Banyak gambar dan video yang dibagikan ternyata tidak relevan atau sudah lama beredar, tetapi tetap digunakan untuk mengobarkan emosi.
Misalnya, cuplikan rudal jatuh di Tel Aviv disandingkan dengan narasi-narasi penuh bumbu heroisme yang tidak diverifikasi.
Di sisi lain, propaganda pro-Israel juga menyebar melalui akun-akun anonim yang menyebut Iran sebagai negara teroris atau sponsor kekerasan.
Fenomena ini membuat masyarakat perlu lebih kritis dalam mengonsumsi informasi, terutama dalam konteks konflik yang melibatkan sejarah panjang, kepentingan global, dan narasi yang saling bertolak belakang.
Perang Belum Usai Sentimen Semakin Membara
Meski Israel dan Iran belum secara resmi menyatakan perang total, eskalasi atau peningkatan ketegangan ini menunjukkan bahwa keduanya tidak akan mundur dalam waktu dekat.
Masing-masing pihak merasa memiliki legitimasi moral dan politik untuk melakukan pembalasan.
Di tengah ketegangan itu, media sosial Indonesia terus menjadi cermin dari kegelisahan publik global.
Netizen tidak lagi hanya menjadi konsumen berita, tapi produsen opini yang bisa mempengaruhi narasi besar dunia.

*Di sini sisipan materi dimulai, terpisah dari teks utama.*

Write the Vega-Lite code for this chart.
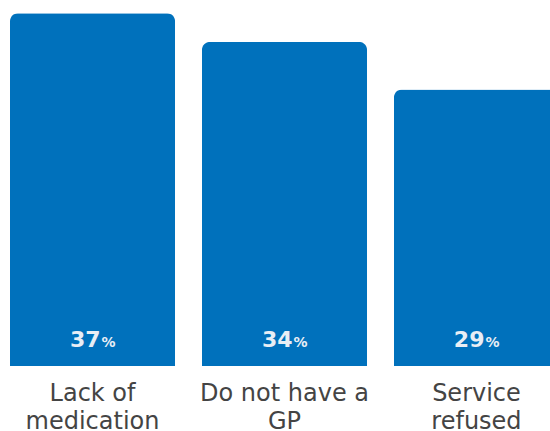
{
  "$schema": "https://vega.github.io/schema/vega-lite/v6.json",
  "autosize": "none",
  "padding": {"left": 0, "top": 0, "right": 0, "bottom": 65},
  "width": 569,
  "height": 366,
  "background": "white",
  "config": {"view": {"stroke": null}},
  "data": {"values": [
    {"category": "Lack of medication", "value": 37, "pct": "%"},
    {"category": "Do not have a GP", "value": 34, "pct": "%"},
    {"category": "Service refused", "value": 29, "pct": "%"}
  ]},
  "encoding": {
    "x": {
      "field": "category", "type": "nominal", "sort": null,
      "scale": {"paddingInner": 0.14, "paddingOuter": 0.052},
      "axis": {
        "title": null, "ticks": false, "domain": false, "labelAngle": 0,
        "labelFont": "DejaVu Sans", "labelFontWeight": "normal", "labelFontSize": 24,
        "labelColor": "#444444", "labelPadding": 15, "labelLineHeight": 28,
        "labelLimit": 300, "labelOverlap": false, "labelBound": false, "labelFlush": false,
        "labelExpr": "datum.label == 'Lack of medication' ? ['Lack of', 'medication'] : datum.label == 'Do not have a GP' ? ['Do not have a', 'GP'] : ['Service', 'refused']"
      }
    }
  },
  "layer": [
    {
      "mark": {"type": "bar", "color": "#0071BC", "cornerRadiusTopLeft": 8, "cornerRadiusTopRight": 8},
      "encoding": {
        "y": {"field": "value", "type": "quantitative", "scale": {"domain": [0, 38.4], "nice": false}, "axis": null}
      }
    },
    {
      "mark": {"type": "text", "color": "#e8eef5", "font": "DejaVu Sans", "fontWeight": "bold", "fontSize": 22, "align": "right", "dx": 8, "baseline": "alphabetic", "y": 347},
      "encoding": {"text": {"field": "value", "type": "quantitative"}}
    },
    {
      "mark": {"type": "text", "color": "#e8eef5", "font": "DejaVu Sans", "fontWeight": "bold", "fontSize": 14, "align": "left", "dx": 9, "baseline": "alphabetic", "y": 347},
      "encoding": {"text": {"field": "pct", "type": "nominal"}}
    }
  ]
}
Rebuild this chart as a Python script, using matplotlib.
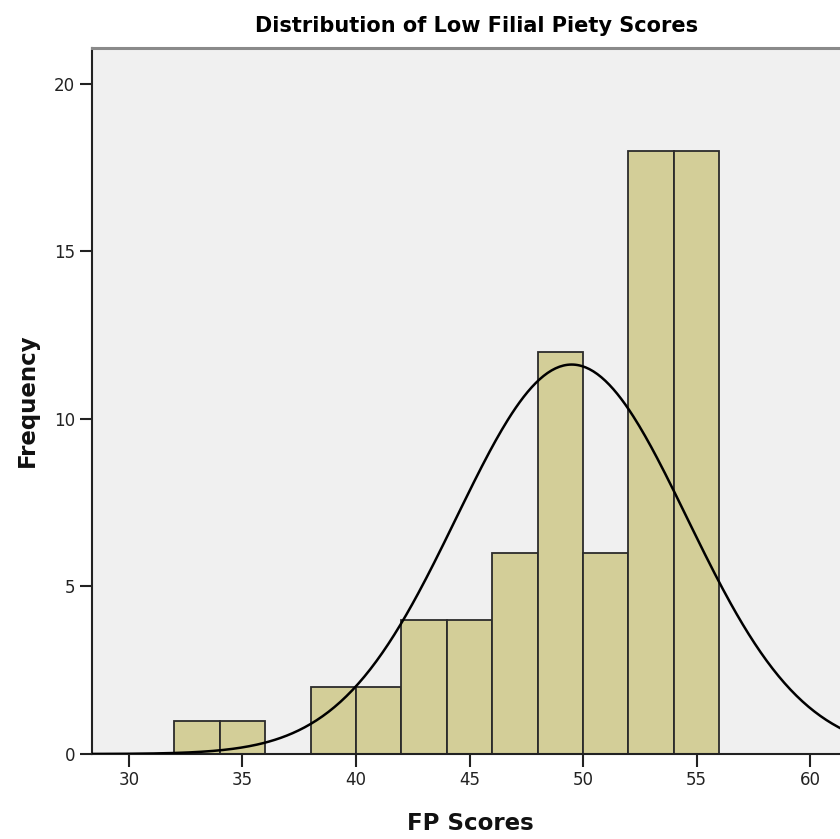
import matplotlib
matplotlib.use("Agg")
import matplotlib.pyplot as plt
import numpy as np

# FP scores histogram, bins of width 2
bin_left = [32, 34, 36, 38, 40, 42, 44, 46, 48, 50, 52, 54]
counts = [1, 1, 0, 2, 2, 4, 4, 6, 12, 6, 18, 18]
bin_width = 2

# normal curve fitted by SPSS
mean_fp = 49.5
sd_fp = 5.08
n_total = sum(counts)

x_ticks = [30, 35, 40, 45, 50, 55, 60]
y_ticks = [0, 5, 10, 15, 20]

fig = plt.figure(figsize=(8.4, 8.39), dpi=100)
ax = fig.add_axes([0.1095, 0.1013, 0.8905, 0.8415])
ax.set_facecolor("#F0F0F0")

ax.bar(bin_left, counts, width=bin_width, align="edge",
       color="#D3CE98", edgecolor="#2B2B2B", linewidth=1.3, zorder=2)

xs = np.linspace(28, 63, 400)
ys = n_total * bin_width / (sd_fp * np.sqrt(2 * np.pi)) * np.exp(-(xs - mean_fp) ** 2 / (2 * sd_fp ** 2))
ax.plot(xs, ys, color="black", linewidth=1.8, zorder=3)

ax.set_xlim(28.37, 61.32)
ax.set_ylim(0, 21.07)
ax.set_xticks(x_ticks)
ax.set_yticks(y_ticks)
ax.tick_params(axis="both", direction="out", length=9, width=1.5, color="#222222",
               labelsize=12, labelcolor="#222222", pad=3)

ax.spines["right"].set_visible(False)
ax.spines["top"].set_color("#8A8A8A")
ax.spines["top"].set_linewidth(2.2)
ax.spines["left"].set_color("#222222")
ax.spines["left"].set_linewidth(1.5)
ax.spines["bottom"].set_color("#222222")
ax.spines["bottom"].set_linewidth(1.5)

fig.text(0.567, 0.969, "Distribution of Low Filial Piety Scores", ha="center", va="center",
         fontsize=15, fontweight="bold", family=["Liberation Sans Narrow", "DejaVu Sans"])
fig.text(0.56, 0.018, "FP Scores", ha="center", va="center",
         fontsize=16.5, fontweight="bold", color="#111111")
fig.text(0.032, 0.523, "Frequency", ha="center", va="center", rotation=90,
         fontsize=16.5, fontweight="bold", color="#111111")

fig.savefig("out.png", dpi=100)
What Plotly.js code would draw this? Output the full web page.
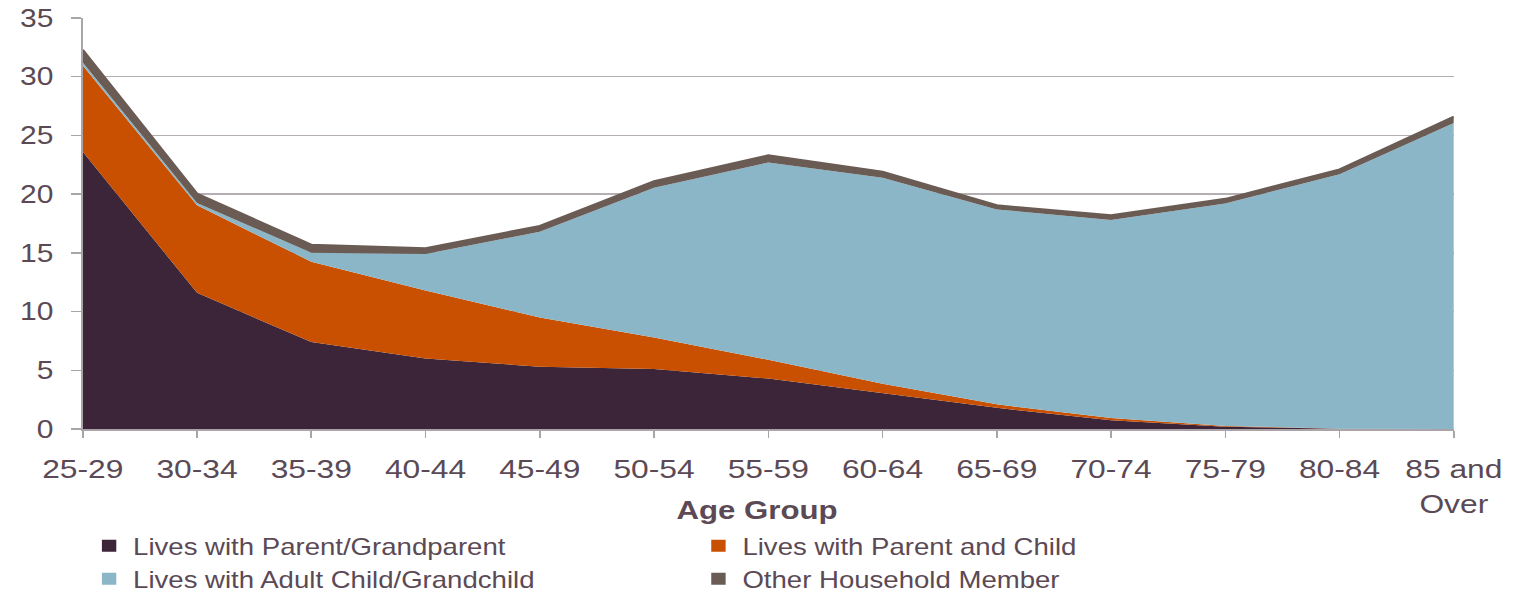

Pertanyaannya, apakah suara-suara ini bisa membentuk solidaritas yang bermakna atau justru memperdalam polarisasi?
Penutup
Hingga tulisan ini dibuat, perang antara Israel dan Iran masih terus bergulir. Rudal mungkin akan berhenti terbang suatu hari, tetapi luka, dendam, dan opini publik akan bertahan lebih lama.
Di Indonesia, medan media sosial telah menjelma menjadi ruang batin publik yang menampung harapan, kemarahan, dan solidaritas.